Publishers are taking heed, as well they might: readers vote with their wallets. Romance fiction brought in a cool $1.4 billion in 2012, making Love Lit the largest sector of the U.S. book-buying market. Says Dianne Moggy, the heads of editorial series at Harlequin, the world’s largest romance publisher, “We have more and more authors and readers who have either African American backgrounds, Latino, Chinese, Indian in terms of Asia, South Pacific and certainly Native American.” As Moggy says proudly, “We’re just seeing reality reflected in our books.”
Covers have always been uniquely important in selling romance novels—witness the steamy “clinch covers” of passionately entwined lovers. The covers are also a social barometer. In the 1980s, some U.S. retailers refused to sell romance fiction with African Americans on the cover, much less interracial covers. The latter are now showing up with more frequency, though they are still considered too edgy by a few retailers.
“Most of the people I know who are writing interracials are African American,” says Beverly Jenkins, a trailblazing author who has written 30 African-American historical romances. She cites such like-minded authors as Kimberly Kaye Terry, Michelle Monkou, Sienna Mynx and Yvette Hines. So why are these writers so attuned to love that crosses ethnic barriers? “I think because love is love and romance writers, we pride ourselves on writing stories that resonate with our readers,” Jenkins says. “And if you look at the changing demographics of the United States, there are a whole lot of mixed marriages out there.”
The latest Census figures bear her out. Interracial married couple households grew by 28% from 2000 to 2010, to an all-time high. One of every 10 married couples in the US identified themselves as mixed race or multi-ethnic. More than four in 10 Americans say that that is a change for the better, according to a Pew Research Center study last year. This change in social acceptance has come at blinding speed; it was only in 1967 that the Supreme Court found laws prohibiting interracial marriages unconstitutional.
There are people who are still not anxious to hear this message. As recently as last winter, a Super Bowl TV ad for Cheerios that featured a family with a black father and a white mother evoked an ugly response from some viewers, followed by a supportive public counter response. But the company doubled down this year with an ad showing the same family; this time, the mother was pregnant.
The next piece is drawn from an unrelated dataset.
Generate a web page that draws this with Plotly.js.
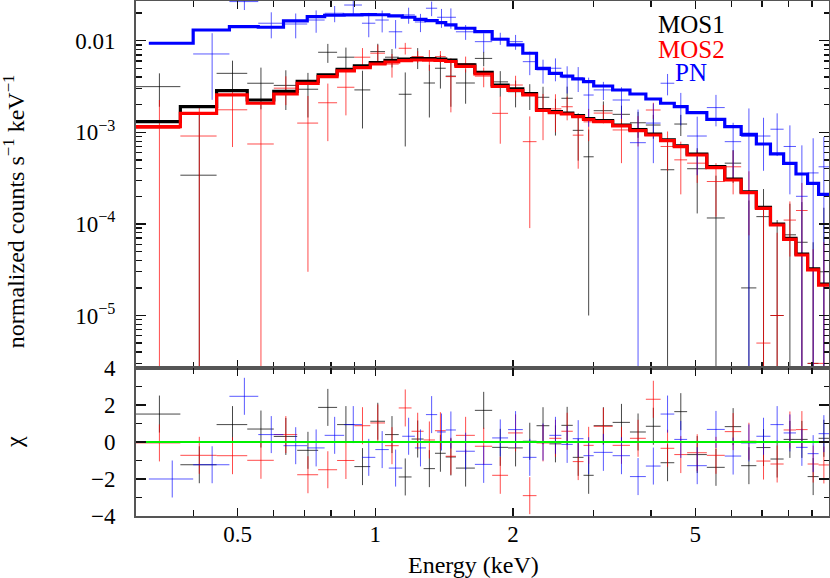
<!DOCTYPE html>
<html>
<head>
<meta charset="utf-8">
<script src="https://cdn.plot.ly/plotly-3.0.1.min.js"></script>
<style>html,body{margin:0;padding:0;background:#fff}#chart{width:830px;height:578px}</style>
</head>
<body>
<div id="chart"></div>
<script>
// ---- bin edges (keV) ----
const mosEdges = [0.3,0.375,0.45,0.525,0.6,0.675,0.75,0.825,0.9,0.975,1.05,1.125,1.2,1.275,1.35,1.425,1.5,1.65,1.8,1.95,2.1,2.25,2.4,2.55,2.7,2.85,3.0,3.3,3.6,3.9,4.2,4.5,4.8,5.3,5.8,6.3,6.8,7.3,7.8,8.3,8.8,9.3,9.8];
const pnEdges  = [0.32,0.4,0.48,0.555,0.63,0.71,0.775,0.855,0.935,1.0,1.07,1.145,1.22,1.29,1.365,1.425,1.5,1.65,1.8,1.95,2.1,2.25,2.4,2.55,2.7,2.85,3.0,3.3,3.6,3.9,4.2,4.5,4.8,5.3,5.8,6.3,6.8,7.3,7.8,8.3,8.8,9.3,9.8];

// ---- folded models (counts s^-1 keV^-1) ----
const mos1Model = [1.305e-3,1.904e-3,2.844e-3,2.252e-3,2.802e-3,3.603e-3,4.222e-3,4.873e-3,5.295e-3,5.751e-3,6.08e-3,6.28e-3,6.39e-3,6.36e-3,6.31e-3,6.15e-3,5.43e-3,4.50e-3,3.28e-3,2.97e-3,2.65e-3,1.773e-3,1.678e-3,1.624e-3,1.517e-3,1.413e-3,1.338e-3,1.201e-3,1.067e-3,9.57e-4,8.29e-4,7.13e-4,5.79e-4,4.21e-4,3.09e-4,2.24e-4,1.52e-4,9.97e-5,6.96e-5,4.69e-5,3.22e-5,2.20e-5];
const mos2Model = [1.151e-3,1.612e-3,2.554e-3,2.073e-3,2.618e-3,3.426e-3,4.046e-3,4.669e-3,5.072e-3,5.566e-3,5.853e-3,6.048e-3,6.155e-3,6.124e-3,6.078e-3,5.927e-3,5.228e-3,4.329e-3,3.162e-3,2.859e-3,2.554e-3,1.730e-3,1.637e-3,1.584e-3,1.480e-3,1.379e-3,1.305e-3,1.172e-3,1.041e-3,9.34e-4,8.09e-4,6.96e-4,5.65e-4,4.107e-4,3.014e-4,2.19e-4,1.48e-4,9.73e-5,6.79e-5,4.576e-5,3.14e-5,2.15e-5];
const pnModel   = [9.367e-3,1.308e-2,1.422e-2,1.401e-2,1.641e-2,1.828e-2,1.894e-2,1.908e-2,1.922e-2,1.918e-2,1.861e-2,1.801e-2,1.712e-2,1.653e-2,1.572e-2,1.484e-2,1.366e-2,1.254e-2,1.036e-2,8.977e-3,7.286e-3,4.996e-3,4.405e-3,4.117e-3,3.818e-3,3.567e-3,3.202e-3,2.895e-3,2.618e-3,2.309e-3,2.073e-3,1.904e-3,1.637e-3,1.386e-3,1.151e-3,9.51e-4,7.45e-4,5.80e-4,4.587e-4,3.505e-4,2.774e-4,2.103e-4];

// ---- data points and 1-sigma errors ----
const mos1Rate = [3.15e-3,3.4e-4,4.4e-3,3.43e-3,3.25e-3,2.95e-3,7.47e-3,6.6e-3,2.9e-3,7.6e-3,6.6e-3,2.6e-3,6.6e-3,3.45e-3,5.0e-3,4.1e-3,3.45e-3,6.4e-3,3.55e-3,2.77e-3,2.55e-3,2.41e-3,1.62e-3,2.35e-3,1.05e-3,5.4e-4,1.72e-3,1.57e-3,1.27e-3,1.2e-3,3.9e-4,1.23e-3,4.0e-4,1.16e-4,4.6e-4,2.0e-5,1.2e-4,1.0e-5,7.6e-5,6.3e-5,3e-6,3.0e-5];
const mos1Err  = [1.25e-3,1.3e-3,1.65e-3,1.65e-3,1.5e-3,1.5e-3,1.75e-3,1.8e-3,1.8e-3,1.65e-3,1.5e-3,1.9e-3,1.7e-3,2.0e-3,2.0e-3,2.2e-3,1.4e-3,1.15e-3,1.1e-3,0.9e-3,0.8e-3,0.73e-3,0.7e-3,0.8e-3,0.56e-3,0.53e-3,0.45e-3,0.38e-3,0.4e-3,0.35e-3,4e-4,3.2e-4,2.7e-4,2.2e-4,1.8e-4,1.6e-4,1.2e-4,1.0e-4,9e-5,1.1e-4,6e-5,1.2e-4];
const mos2Rate = [1.1e-3,9.1e-4,1.76e-3,7.45e-4,3.03e-3,1.26e-3,2.1e-3,3.1e-3,6.6e-3,7.3e-3,5.55e-3,8.26e-3,6.7e-3,6.3e-3,6.7e-3,4.05e-3,5.6e-3,4.1e-3,1.61e-3,3.28e-3,7.9e-4,1.72e-3,1.8e-3,1.9e-3,9.3e-4,1.3e-3,1.62e-3,1.06e-3,1.1e-3,1.75e-3,7.0e-4,5.0e-4,4.6e-4,2.9e-4,4.2e-4,2.25e-4,5e-6,1.0e-5,1.1e-4,1.4e-4,3e-6,3e-6];
const mos2Err  = [1.15e-3,1.0e-3,1.07e-3,1.33e-3,1.05e-3,1.23e-3,1.3e-3,1.57e-3,1.7e-3,1.7e-3,1.6e-3,1.2e-3,1.0e-3,1.6e-3,1.0e-3,2.4e-3,1.1e-3,1.0e-3,0.86e-3,0.86e-3,0.7e-3,0.9e-3,0.8e-3,0.55e-3,0.53e-3,0.5e-3,0.37e-3,0.6e-3,0.4e-3,0.35e-3,3.2e-4,2.9e-4,1.8e-4,1.7e-4,2.1e-4,1.5e-4,1.4e-4,7e-5,6.6e-5,1.4e-4,5e-5,6e-5];
const pnRate   = [null,7.16e-3,2.67e-2,1.55e-2,1.52e-2,1.68e-2,1.99e-2,2.45e-2,1.55e-2,1.68e-2,1.25e-2,1.91e-2,1.6e-2,2.26e-2,1.8e-2,1.8e-2,1.25e-2,9.75e-3,1.06e-2,9.75e-3,5.9e-3,4.8e-3,5.0e-3,3.95e-3,3.95e-3,2.55e-3,2.9e-3,2.25e-3,7.7e-4,1.26e-3,3.43e-3,1.94e-3,9.1e-4,1.86e-3,7.9e-4,9.0e-4,9.1e-4,1.08e-3,7.0e-4,2.0e-4,3.6e-4,4.2e-4];
const pnErr    = [null,4.9e-3,5.1e-3,4.9e-3,4.6e-3,4.6e-3,4.0e-3,5.7e-3,4.6e-3,4.5e-3,4.3e-3,3.8e-3,3.6e-3,4.1e-3,4.2e-3,4.5e-3,2.3e-3,2.3e-3,1.6e-3,1.8e-3,1.7e-3,1.4e-3,1.4e-3,1.3e-3,1.2e-3,1.4e-3,0.65e-3,0.85e-3,1.0e-3,0.8e-3,0.9e-3,0.75e-3,0.57e-3,0.7e-3,0.48e-3,9.2e-4,0.53e-3,0.53e-3,0.49e-3,0.52e-3,0.5e-3,0.47e-3];

// ---- residuals (chi) ----
const mos1Chi = [1.51,-1.23,0.94,0.70,0.30,-0.45,1.87,0.94,-1.33,1.12,0.40,-1.89,0.16,-1.44,-0.61,-0.81,-1.41,1.71,-0.29,-0.32,0.04,0.88,-0.10,0.90,-0.83,-1.80,0.88,1.06,0.54,0.85,-1.12,1.64,-0.68,-1.37,0.83,-1.28,-0.30,-0.92,0.14,0.14,-1.87,0.20];
const mos2Chi = [-0.05,-0.72,-0.74,-0.99,0.40,-1.77,-1.50,-1.00,0.88,1.03,-0.20,1.84,0.58,0.11,0.61,-0.77,0.36,-0.23,-1.80,0.49,-2.90,-0.05,0.20,0.58,-1.06,-0.18,0.85,-0.18,0.20,2.31,-0.34,-0.68,-0.58,-0.72,0.56,0.04,-1.03,-1.19,0.65,0.67,-1.19,-1.24];
const pnChi   = [-2.00,-1.23,2.47,0.40,-0.20,-0.32,0.36,0.94,-0.83,-0.41,-1.41,0.31,-0.32,1.48,0.54,0.65,-0.50,-1.21,0.22,0.67,-0.83,0.00,0.36,-0.13,0.18,-0.74,-0.56,-0.74,-1.87,-1.30,1.51,0.14,-1.28,0.68,-0.76,-0.05,0.31,0.94,0.49,-0.29,-0.63,0.45];

const labels = ['MOS1','MOS2','PN'];
const xTickVals = [0.5,1,2,5];
const xTickText = ['0.5','1','2','5'];

// ---------------------------------------------------------------
const FONT = 'Liberation Serif';
function centers(e){ return e.slice(0,-1).map((v,i)=>(v+e[i+1])/2); }
function halves(e){ return e.slice(0,-1).map((v,i)=>(e[i+1]-v)/2); }

const sets = [
  {edges:mosEdges, model:mos1Model, rate:mos1Rate, err:mos1Err, chi:mos1Chi, line:'#000000', bar:'rgba(0,0,0,0.72)'},
  {edges:mosEdges, model:mos2Model, rate:mos2Rate, err:mos2Err, chi:mos2Chi, line:'#ff0000', bar:'rgba(255,0,0,0.7)'},
  {edges:pnEdges,  model:pnModel,   rate:pnRate,   err:pnErr,   chi:pnChi,   line:'#0000ff', bar:'rgba(0,0,255,0.65)'}
];

const traces = [];
sets.forEach(s=>{
  const xc = centers(s.edges), hw = halves(s.edges);
  traces.push({x:xc, y:s.rate, xaxis:'x', yaxis:'y', type:'scatter', mode:'markers',
    marker:{size:1, color:'rgba(0,0,0,0)'}, hoverinfo:'skip',
    error_x:{type:'data', symmetric:false, array:hw, arrayminus:hw, color:s.bar, thickness:1, width:0},
    error_y:{type:'data', symmetric:true, array:s.err, color:s.bar, thickness:1, width:0}});
  traces.push({x:xc, y:s.chi, xaxis:'x2', yaxis:'y2', type:'scatter', mode:'markers',
    marker:{size:1, color:'rgba(0,0,0,0)'}, hoverinfo:'skip',
    error_x:{type:'data', symmetric:false, array:hw, arrayminus:hw, color:s.bar, thickness:1, width:0},
    error_y:{type:'constant', value:1, color:s.bar, thickness:1, width:0}});
});
sets.forEach(s=>{
  traces.push({x:s.edges, y:s.model.concat([s.model[s.model.length-1]]), xaxis:'x', yaxis:'y',
    type:'scatter', mode:'lines', line:{shape:'hv', color:s.line, width:3.2}, hoverinfo:'skip'});
});
traces.push({x:[mosEdges[0], mosEdges[mosEdges.length-1]], y:[0,0], xaxis:'x2', yaxis:'y2',
  type:'scatter', mode:'lines', line:{color:'#00f000', width:2}, hoverinfo:'skip'});

const xr = [Math.log10(0.3), Math.log10(9.8)];
const minorX = [0.4,0.6,0.7,0.8,0.9,3,4,6,7,8,9];
const axisCommon = {showline:true, linecolor:'#555', linewidth:2, mirror:'ticks', ticks:'inside',
  tickcolor:'#111', tickwidth:1.3, showgrid:false, zeroline:false};
const minorY = [];
[1e-6,1e-5,1e-4,1e-3,1e-2].forEach(d=>{ for(let k=2;k<=9;k++) minorY.push(d*k); });

const layout = {
  width:830, height:578,
  margin:{l:136, r:1, t:1, b:62},
  paper_bgcolor:'#fff', plot_bgcolor:'#fff',
  showlegend:false,
  font:{family:FONT, size:23, color:'#000'},
  xaxis:Object.assign({}, axisCommon, {type:'log', range:xr, domain:[0,1], anchor:'y',
    tickvals:xTickVals, showticklabels:false, ticklen:8,
    minor:{tickvals:minorX, ticklen:6, tickwidth:1.3, tickcolor:'#111', ticks:'inside'}}),
  xaxis2:Object.assign({}, axisCommon, {type:'log', range:xr, domain:[0,1], anchor:'y2', matches:'x',
    tickvals:xTickVals, ticktext:xTickText, ticklen:8, ticklabelstandoff:-4,
    tickfont:{family:FONT, size:23, color:'#000'},
    minor:{tickvals:minorX, ticklen:6, tickwidth:1.3, tickcolor:'#111', ticks:'inside'}}),
  yaxis:Object.assign({}, axisCommon, {type:'log', domain:[0.2874,1], anchor:'x',
    range:[-5.573, -1.567],
    tickvals:[1e-5,1e-4,1e-3,1e-2], ticktext:['10<sup>−5</sup>','10<sup>−4</sup>','10<sup>−3</sup>','0.01'],
    ticklen:10, ticklabelstandoff:14, tickfont:{family:FONT, size:23, color:'#000'},
    minor:{tickvals:minorY, ticklen:5.5, tickwidth:1.3, tickcolor:'#111', ticks:'inside'}}),
  yaxis2:Object.assign({}, axisCommon, {domain:[0,0.2874], anchor:'x2', range:[-4,4],
    tickvals:[-4,-2,0,2,4], ticktext:['−4','−2','0','2','4'],
    ticklen:10, ticklabelstandoff:14, tickfont:{family:FONT, size:23, color:'#000'},
    minor:{tickvals:[-3,-1,1,3], ticklen:5.5, tickwidth:1.3, tickcolor:'#111', ticks:'inside'}}),
  annotations:[
    {text:labels[0], xref:'paper', yref:'paper', x:0.8009, y:0.9553, xanchor:'center', yanchor:'middle', showarrow:false, font:{family:FONT, size:25, color:'#000'}},
    {text:labels[1], xref:'paper', yref:'paper', x:0.8023, y:0.9049, xanchor:'center', yanchor:'middle', showarrow:false, font:{family:FONT, size:25, color:'#ff0000'}},
    {text:labels[2], xref:'paper', yref:'paper', x:0.8009, y:0.8621, xanchor:'center', yanchor:'middle', showarrow:false, font:{family:FONT, size:25, color:'#0000ff'}},
    {text:'normalized counts s<sup>−1</sup> keV<sup>−1</sup>', xref:'paper', yref:'paper', x:-0.176, y:0.592, xanchor:'center', yanchor:'middle', textangle:-90, showarrow:false, font:{family:FONT, size:24, color:'#000'}},
    {text:'χ', xref:'paper', yref:'paper', x:-0.176, y:0.1437, xanchor:'center', yanchor:'middle', textangle:-90, showarrow:false, font:{family:FONT, size:24, color:'#000'}},
    {text:'Energy (keV)', xref:'paper', yref:'paper', x:0.4863, y:-0.0951, xanchor:'center', yanchor:'middle', showarrow:false, font:{family:FONT, size:24, color:'#000'}}
  ]
};

Plotly.newPlot('chart', traces, layout, {staticPlot:true, displayModeBar:false});
</script>
</body>
</html>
No one knows more about how times have changed than bestselling romance author Kimberly Kaye Terry. Ten years ago, when she wrote her first book, an interracial novel, she had an editor at a big publishing house tell her, “I love it, but can you make the characters the same race? Pick a race, any race, but make them the same.” But Terry stuck to her guns, and has since written over 20 interracial romance novels for major publishers. “That’s what I do, and my readers love it,” she says with pride. But, she is quick to add, “the focus is absolutely never on the race. That’s not sexy. Let it be about anything but the color of their skin, because to me, that’s archaic thinking. We do not live in the ’50s.”